Repair JPEGs: Select a tool > Select file(s) > Click Repair

Repair JPEGs: Select a tool > Select file(s) > Click Repair

Please do not let the different buttons and options intimidate you. For most simple repairs you only need the section on the left the window. In general JPEG corruption is one of two (or both): A corrupt header or bit corruption in the actual image data. You either see no picture or you do see a picture even when it is distorted one way or the other. Typically the first photo is what you get when the header is corrupt.
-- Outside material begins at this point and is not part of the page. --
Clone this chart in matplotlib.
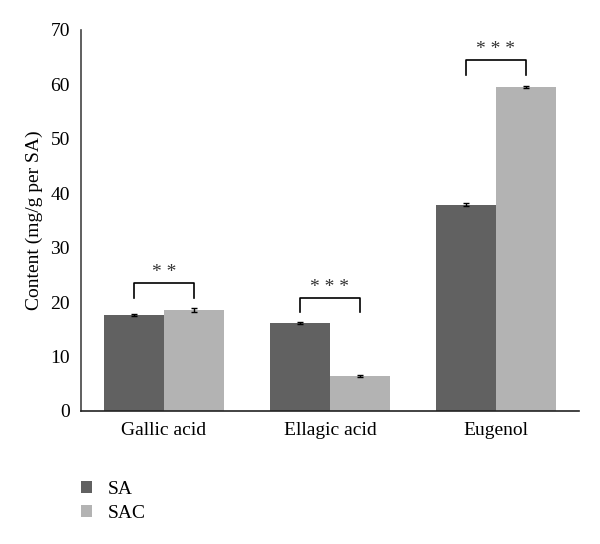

In the second example, the image actually can be opened but ‘distorts’ at some point due to bit errors in the JPEG data.

Corrupted header:

Typical case of a corrupt header: Windows can not show a preview.

Typical case of a corrupt header: Windows File Explorer can not show a preview.

Image distortion caused by corrupt Huffman table in JPEG file

Image distortion caused by corrupt Huffman table in JPEG file, but this is more rare.

Symptoms:

  • No preview in the Windows File Explorer
  • No image in Photo Viewers
  • Error message: Invalid JPEG Marker
  • Windows Photos: It looks like we don’t support this file format
  • Old Windows Photo Viewer: File appears to be damaged, corrupted or is too large
  • Distorted image

Possible repairs:

  1. If JPEG: Try repair using a reference file
  2. If JPEG: Try Extracting JPEG data
  3. If RAW: Use Extract to recover JPEG data

If you try to repair a corrupt header using JPEG-Repair with help of a reference file JPEG-Repair will display the image if successful. In case JPEG-Repair can not repair the image it will show the error/log window:

One common issue is ‘No SOS detected’ in ‘Last error’ column: As the header is relative tiny chances that damage is limited to header only is small. Often header is damaged or overwritten and part of the image data as well. This can then not be repaired by simply fixing the header but there may still be options (see below, ‘header and image data corruption’).

Corrupted JPEG image data:

Corrupted data in JPEG bitstream can cause various distortions in the image

Corrupted data in JPEG bitstream can cause various distortions in the image

Symptoms:

  • Image displays only partially
  • Color errors. From the point of corruption, color in all image data following is ‘off’.
  • ‘Shift’ in image, image data not aligned
  • Grey ‘box’, mostly at lower part of image. Image starts normal and appears cut off.
  • The cut off part of often grey but can be any solid color.
  • Invalid JPEG Marker error messages issues by an image viewer or photo editor.

Possible repairs:

  1. Use Patch mode to remove invalid JPEG markers
  2. Use editor (Patch mode) to remove corrupted bytes
  3. Use editor to re-align shifted image data

Important:

Often photos repaired using this method require post processing using a photo editor. Removing corrupted data from the photo causes image shift. To counter that zero bytes are added to replace removed data. This leaves greyish lines. 

If you do not have a photo editor I recommend Paint.NET as it is easy to use even for beginners. The tool most suited to remove grey lines is the photo stamp tool.

large part at bottom of photo is grey

Grey line is a result of adding zero bytes to replace corrupted data.

Grey lines that were side effect of repair removed using clone stamping

Damage to header and image data

If both the header and part of the image data are damaged we may still be able to repair the JPEG. General symptoms are same as header damage; Windows will display generic image icon and Windows image viewer will tell the file is corrupt or not supported. Repair using a reference file however fails, most common error JPEG-Repair will show is ‘No SOS detected’. The SOS is the marker that precedes the compressed/encoded JPEG data, the start of scan marker.

We saw patch mode expects corrupt image data. If we open a file in patch mode we also have the option to ‘append a header’. This allows us to add a valid header and decode the remaining JPEG data.

This scenario we often see with certain types of ransomware, however it’s not limited to that only. I see this type of damage on a regular basis.